[What to work on]
Without the pictures, retype exactly the lines from the top of the entries below through the line that contains "origin='lower', zorder=0)".

————

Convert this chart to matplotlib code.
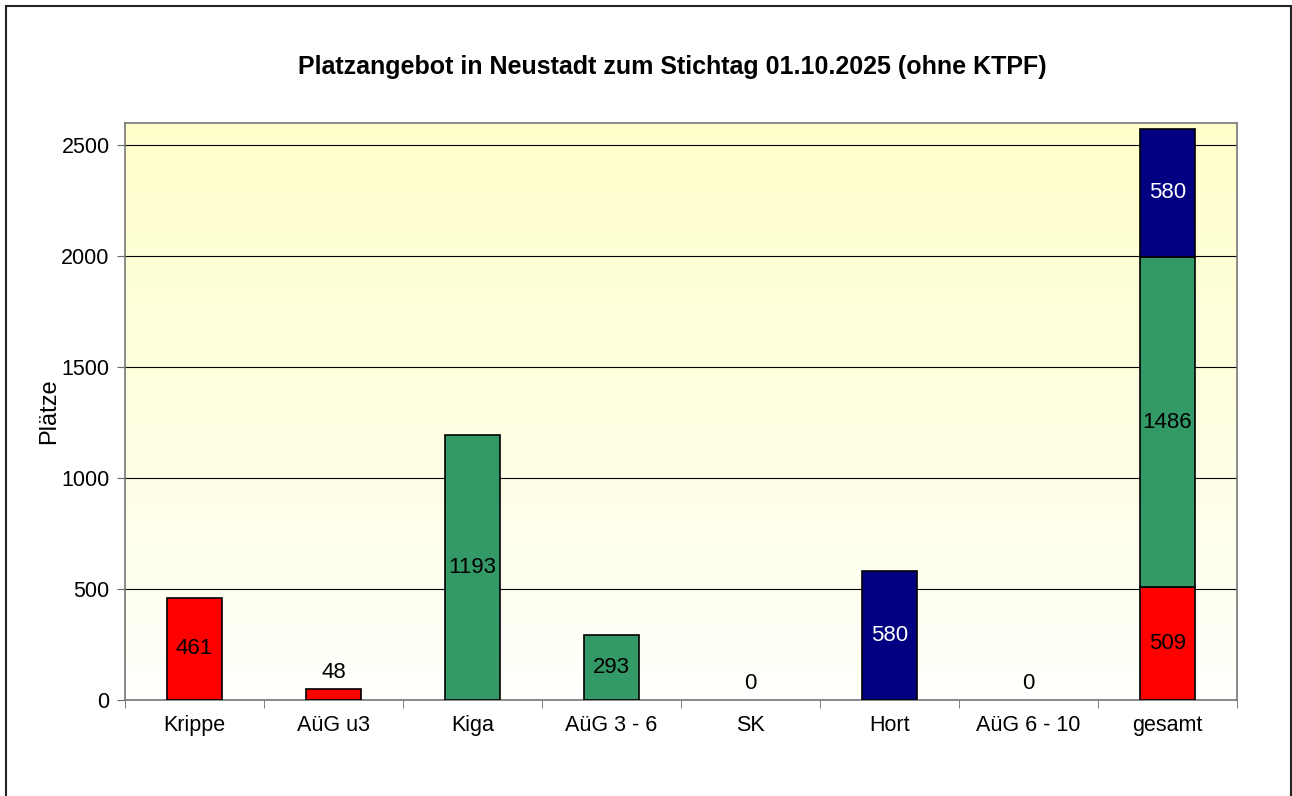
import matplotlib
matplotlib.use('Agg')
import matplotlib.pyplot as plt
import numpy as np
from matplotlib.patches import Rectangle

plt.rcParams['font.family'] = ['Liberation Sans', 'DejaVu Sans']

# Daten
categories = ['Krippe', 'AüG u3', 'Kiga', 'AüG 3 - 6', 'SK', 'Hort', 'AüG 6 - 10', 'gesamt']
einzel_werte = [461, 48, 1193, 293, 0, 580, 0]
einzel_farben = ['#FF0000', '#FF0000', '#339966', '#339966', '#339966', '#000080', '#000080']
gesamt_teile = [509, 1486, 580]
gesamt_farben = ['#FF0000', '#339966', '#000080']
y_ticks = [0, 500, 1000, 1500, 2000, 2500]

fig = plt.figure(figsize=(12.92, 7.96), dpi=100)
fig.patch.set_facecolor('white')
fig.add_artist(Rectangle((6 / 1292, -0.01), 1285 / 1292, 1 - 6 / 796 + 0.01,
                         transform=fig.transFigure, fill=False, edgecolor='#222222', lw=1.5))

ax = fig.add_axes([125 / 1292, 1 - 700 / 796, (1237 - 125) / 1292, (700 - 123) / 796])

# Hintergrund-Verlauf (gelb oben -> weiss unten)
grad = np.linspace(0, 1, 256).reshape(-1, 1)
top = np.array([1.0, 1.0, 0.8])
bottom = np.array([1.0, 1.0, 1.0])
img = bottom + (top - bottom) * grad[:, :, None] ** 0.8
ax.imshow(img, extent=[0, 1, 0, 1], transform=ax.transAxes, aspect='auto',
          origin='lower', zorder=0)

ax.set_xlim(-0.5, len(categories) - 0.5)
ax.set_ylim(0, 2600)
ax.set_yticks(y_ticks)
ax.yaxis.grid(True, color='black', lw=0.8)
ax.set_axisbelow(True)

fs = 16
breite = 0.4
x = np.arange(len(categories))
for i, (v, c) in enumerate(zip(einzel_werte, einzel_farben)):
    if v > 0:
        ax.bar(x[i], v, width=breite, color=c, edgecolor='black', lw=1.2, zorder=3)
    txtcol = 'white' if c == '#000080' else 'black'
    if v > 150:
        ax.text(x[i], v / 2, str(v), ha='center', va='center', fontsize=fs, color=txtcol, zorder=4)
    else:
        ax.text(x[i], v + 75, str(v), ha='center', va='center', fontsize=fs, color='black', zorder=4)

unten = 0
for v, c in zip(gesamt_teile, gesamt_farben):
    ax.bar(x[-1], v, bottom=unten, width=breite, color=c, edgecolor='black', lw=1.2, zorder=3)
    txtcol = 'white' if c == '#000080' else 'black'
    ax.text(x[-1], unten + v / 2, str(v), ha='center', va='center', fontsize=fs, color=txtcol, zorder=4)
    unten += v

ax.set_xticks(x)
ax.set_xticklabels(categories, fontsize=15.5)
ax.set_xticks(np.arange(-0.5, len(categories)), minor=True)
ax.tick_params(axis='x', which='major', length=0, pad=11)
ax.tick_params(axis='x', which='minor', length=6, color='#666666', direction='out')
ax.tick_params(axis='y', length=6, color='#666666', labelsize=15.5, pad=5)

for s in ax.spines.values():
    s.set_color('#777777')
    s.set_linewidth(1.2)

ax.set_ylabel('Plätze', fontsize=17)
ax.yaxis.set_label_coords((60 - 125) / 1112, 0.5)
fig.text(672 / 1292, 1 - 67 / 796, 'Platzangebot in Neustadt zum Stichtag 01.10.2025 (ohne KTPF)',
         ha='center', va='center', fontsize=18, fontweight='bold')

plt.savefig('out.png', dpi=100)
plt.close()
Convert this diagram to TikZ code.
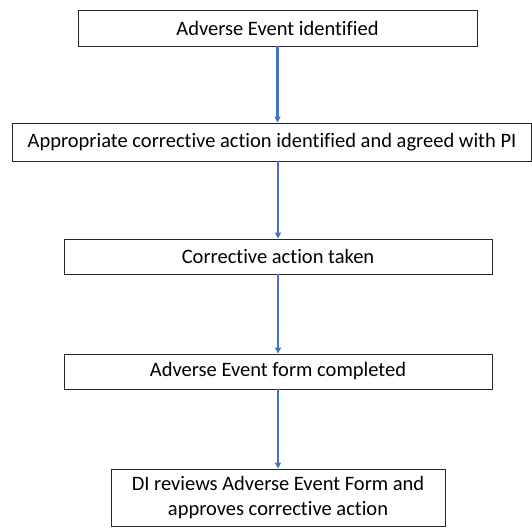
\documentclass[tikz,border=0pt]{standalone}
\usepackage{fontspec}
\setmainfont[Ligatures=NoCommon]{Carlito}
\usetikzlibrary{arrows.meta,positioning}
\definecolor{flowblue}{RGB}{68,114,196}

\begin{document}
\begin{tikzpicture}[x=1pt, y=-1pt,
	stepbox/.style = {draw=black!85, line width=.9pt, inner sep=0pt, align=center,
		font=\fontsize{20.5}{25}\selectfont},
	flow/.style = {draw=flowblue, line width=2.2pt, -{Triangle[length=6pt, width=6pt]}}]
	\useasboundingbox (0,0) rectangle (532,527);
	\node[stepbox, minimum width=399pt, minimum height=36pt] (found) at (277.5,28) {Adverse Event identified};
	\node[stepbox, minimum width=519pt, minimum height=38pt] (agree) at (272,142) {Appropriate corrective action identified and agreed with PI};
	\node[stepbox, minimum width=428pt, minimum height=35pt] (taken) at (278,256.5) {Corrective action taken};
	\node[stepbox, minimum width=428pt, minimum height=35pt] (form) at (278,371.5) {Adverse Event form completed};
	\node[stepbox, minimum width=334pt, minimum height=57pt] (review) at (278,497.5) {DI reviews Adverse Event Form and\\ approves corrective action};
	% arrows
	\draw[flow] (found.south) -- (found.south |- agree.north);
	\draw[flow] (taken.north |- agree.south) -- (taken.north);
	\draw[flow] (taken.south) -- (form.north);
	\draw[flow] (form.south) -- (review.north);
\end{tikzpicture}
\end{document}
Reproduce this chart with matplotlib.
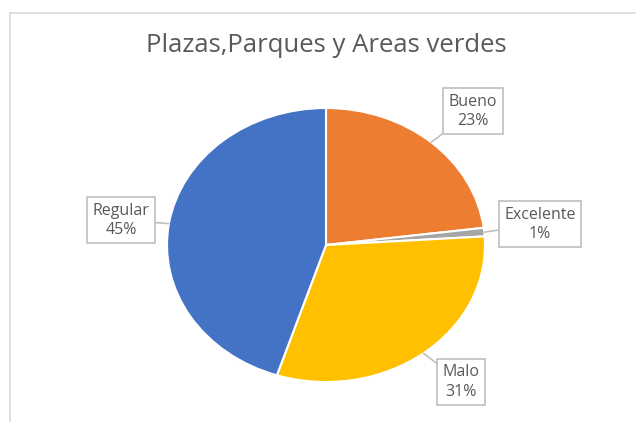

————

[Answer to the exercise]
Convert this chart to matplotlib code.
import matplotlib
matplotlib.use('Agg')
import matplotlib.pyplot as plt
import numpy as np
from matplotlib.patches import Rectangle

plt.rcParams['font.family'] = ['Liberation Sans', 'DejaVu Sans']

# Daten
categories = ['Krippe', 'AüG u3', 'Kiga', 'AüG 3 - 6', 'SK', 'Hort', 'AüG 6 - 10', 'gesamt']
einzel_werte = [461, 48, 1193, 293, 0, 580, 0]
einzel_farben = ['#FF0000', '#FF0000', '#339966', '#339966', '#339966', '#000080', '#000080']
gesamt_teile = [509, 1486, 580]
gesamt_farben = ['#FF0000', '#339966', '#000080']
y_ticks = [0, 500, 1000, 1500, 2000, 2500]

fig = plt.figure(figsize=(12.92, 7.96), dpi=100)
fig.patch.set_facecolor('white')
fig.add_artist(Rectangle((6 / 1292, -0.01), 1285 / 1292, 1 - 6 / 796 + 0.01,
                         transform=fig.transFigure, fill=False, edgecolor='#222222', lw=1.5))

ax = fig.add_axes([125 / 1292, 1 - 700 / 796, (1237 - 125) / 1292, (700 - 123) / 796])

# Hintergrund-Verlauf (gelb oben -> weiss unten)
grad = np.linspace(0, 1, 256).reshape(-1, 1)
top = np.array([1.0, 1.0, 0.8])
bottom = np.array([1.0, 1.0, 1.0])
img = bottom + (top - bottom) * grad[:, :, None] ** 0.8
ax.imshow(img, extent=[0, 1, 0, 1], transform=ax.transAxes, aspect='auto',
          origin='lower', zorder=0)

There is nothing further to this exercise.